- Born: 18 June 1954 (age 71) Kabul, Afghanistan
- Genres: Pop, dance, ghazal
- Occupation(s): Singer, songwriter, composer
- Instrument(s): Vocals, piano, harmonium, tabla
- Years active: 1972–present

= Naim Popal =

Afghan singer, songwriter, and composer (born 1954)

Naim Popal (Pashto/Dari: ) (born 18 June 1954) is an Afghan singer, songwriter, and composer.

In 2006, Popal returned to perform for a New Year concert in Afghanistan after 30 years in exile.

==Biography==

Naim Popal was born on 18 June 1954, into a Popalzai family, in the Demazang district in Kabul, Afghanistan. His father, Sayed Ahmad, worked at the Ministry of Energy while his mother, Rabia, took care of home duties. He is the middle child amongst five brothers and four sisters. His passion for music began at the age of nine, where he began singing and playing harmonium for his friends and classmates.
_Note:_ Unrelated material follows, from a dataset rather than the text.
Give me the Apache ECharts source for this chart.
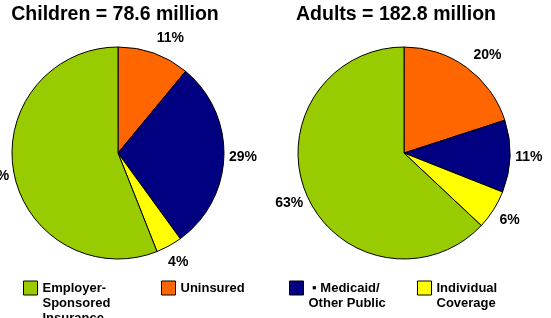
<!DOCTYPE html>
<html>
<head>
<meta charset="utf-8">
<script src="https://cdn.jsdelivr.net/npm/echarts@6/dist/echarts.min.js"></script>
<style>
html,body{margin:0;padding:0;background:#fff;}
#chart{width:551px;height:318px;}
</style>
</head>
<body>
<div id="chart"></div>
<script>
// ---- data ----
var categories = ['Employer-Sponsored Insurance', 'Uninsured', 'Medicaid/Other Public', 'Individual Coverage'];
var legendLabels = ['Employer-\nSponsored\nInsurance', 'Uninsured', ' \u25AA Medicaid/\nOther Public', 'Individual\nCoverage'];
// slice order as drawn (clockwise from 12 o'clock): Uninsured, Medicaid, Individual, Employer
var sliceOrder = [1, 2, 3, 0];
var childrenValues = [56, 11, 29, 4];   // by categories
var adultsValues = [63, 20, 11, 6];     // by categories
var titles = ['Children = 78.6 million', 'Adults = 182.8 million'];
var colors = ['#99CC00', '#FF6600', '#000080', '#FFFF00'];

var FONT = "'Liberation Sans', Arial, Helvetica, sans-serif";

function buildData(values) {
  return sliceOrder.map(function (i) {
    return { name: categories[i], value: values[i], itemStyle: { color: colors[i] } };
  });
}

function piePair(values, cx) {
  var data = buildData(values);
  return [
    {
      type: 'pie',
      center: [cx, 153],
      radius: [0, 106],
      startAngle: 90,
      clockwise: true,
      silent: true,
      label: { show: false },
      labelLine: { show: false },
      itemStyle: { borderColor: '#000', borderWidth: 1 },
      data: data,
      animation: false
    },
    {
      type: 'pie',
      center: [cx, 153],
      radius: [106, 138],
      startAngle: 90,
      clockwise: true,
      silent: true,
      itemStyle: { color: 'rgba(0,0,0,0)', borderWidth: 0 },
      label: {
        show: true,
        position: 'inside',
        formatter: '{c}%',
        color: '#000',
        fontFamily: FONT,
        fontWeight: 'bold',
        fontSize: 14
      },
      labelLayout: function (p) {
        return p.dataIndex === 0 ? { dx: 10, dy: 3 } : {};
      },
      labelLine: { show: false },
      data: data.map(function (d) { return { name: d.name, value: d.value, itemStyle: { color: 'rgba(0,0,0,0)' } }; }),
      animation: false
    }
  ];
}

var legendLefts = [23, 161, 289, 417];
var legendLines = [3, 1, 2, 2];
var LH = 15;

function blankLines(k) { var s = ''; for (var j = 0; j < k; j++) s += '\n'; return s; }

var legends = categories.map(function (name, i) {
  var n = legendLines[i];
  return {
    data: [name],
    left: legendLefts[i],
    top: 288 - ((2 * n - 1) * LH) / 2,
    orient: 'horizontal',
    padding: 0,
    itemWidth: 14,
    itemHeight: 14,
    icon: 'rect',
    selectedMode: false,
    itemStyle: { borderColor: '#000', borderWidth: 1 },
    formatter: function () { return blankLines(n - 1) + legendLabels[i]; },
    textStyle: {
      fontFamily: FONT,
      fontWeight: 'bold',
      fontSize: 13,
      color: '#000',
      lineHeight: LH
    }
  };
});

var chart = echarts.init(document.getElementById('chart'), null, { renderer: 'canvas' });
chart.setOption({
  backgroundColor: '#fff',
  animation: false,
  title: [
    { text: titles[0], left: 115, top: 5, textAlign: 'center', padding: 0,
      textStyle: { fontFamily: FONT, fontWeight: 'bold', fontSize: 19.5, color: '#000' } },
    { text: titles[1], left: 396, top: 5, textAlign: 'center', padding: 0,
      textStyle: { fontFamily: FONT, fontWeight: 'bold', fontSize: 19.5, color: '#000' } }
  ],
  legend: legends,
  series: piePair(childrenValues, 118).concat(piePair(adultsValues, 404))
});
</script>
</body>
</html>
His sister in law supported him at the time a lot to make his music career. He attended the high schools of Habibiya and Shahey Du Shamshera. At Shahey Du Shamshera, he started a band called "Lalaha" (The Tulips). The name originated from a 1963 French film starring Alain Delon, whom Naim had greatly admired in his youth. The band consisted of Samey Khaluqi on drums, Nazer Baluch on bass guitar, Waqil Rawoufi on lead guitar, while Naim served as the vocalist and keyboardist. The band gained fame among the youth in Kabul and held many concerts in Kabul, Mazari Sharif, and Jalal-Abad. Eventually, Naim wanted to embark as a solo artist and approached Radio Kabul for a potential career.

At the age of 18, Naim arrived at Radio Kabul for auditions. The studio executives were impressed with his marketable good looks and his soft, mesmerizing vocal range. They immediately asked him to bring in musicians and record a few singles. During the summer of 1972, Naim released his first single, "Laila Nowroz Ast". The song became an instant classic and launched the young Naim as a household name. At the same time, he worked as a sound technician at Afghan Film alongside Ahmad Zahir, who was also a talented singer and would have a major influence on Naim's artistic spirit. Naim also worked at Radio Kabul as a producer for one of their popular game shows, Musabequay Zeeni. While recording at Radio Kabul, Naim released many singles that were featured on compilations released by the Ariana Music and Afghan Music record labels. Memorable songs from this time period are "Marday Tanha" and "Simin Bari Gul", which highlight Naim's singing abilities. As his music career thrived, Naim began headlining various festivals and performing at concerts throughout Afghanistan.

By 1975, Naim had reached superstardom in his native country and strove to expand his career to the next level. He consequently decided to leave Kabul for the thriving Iranian music scene. When Naim arrived in Tehran, he met up with close friend and fellow musician Khalil Ragheb. Together, they began playing music at small concerts and festivals in Tehran and Mashad. Naim became a superstar in Iran and was cherished alongside the many elite singers of that time such as Googoosh, Dariush, Ebi and many others. He recorded two tapes during this era with Khalil Ragheb; they took turns singing and composing tracks on both tapes. The duo also filmed several videos (which can be found on YouTube) for Rangarang Television, the mainstream Iranian music program, such as "Faghan Faghan", "Gunga Shawe Yaar", "Alisher-e-Khoda", and "Delakam". Memorable studio songs from this time period are "Shabgard", which speaks of a broken heart, and "Alisher-e-Khoda", which speaks of his love of spirituality. In "Shabgard" he showcased his true vocal ability by hitting notes that would be considered difficult by most singers and setting the standard by delivering those notes with ease.

When the Iranian Revolution occurred, Naim moved to the United States, where he continued his career in the city of Los Angeles. During that time, he began working with composers/arrangers such as Hassan Shamaizadeh, Ustad Shawali Taranasaz, Manouchehr Cheshmazar, Andranik and Naweed Nahwi. The result of these collaborations you can hear on the tape Aashenha, which is widely considered to be one of the greatest Afghan/Persian albums of all time. The lush arrangements and superb vocals showcased an artist that would melt the heart of millions. After Aashenha was released, Naim travelled all across the US, singing for thousands of Afghan and Persian families who had migrated to the US due to political turmoil in their home countries. He was the only Afghan singer who was entertaining families during the 1980s, the vast majority of other singers were still in Afghanistan, singing under the Communist Regime.

Throughout the '80s, he released several tapes for the Afghan community, including Shahkhaye Bishkasta in 1984, produced by Homayoon Jan, owner of Zazoo's restaurant in Oakland, CA. Other tapes released were Ashq-E-Asemon, Mataab and Sitayeshgar.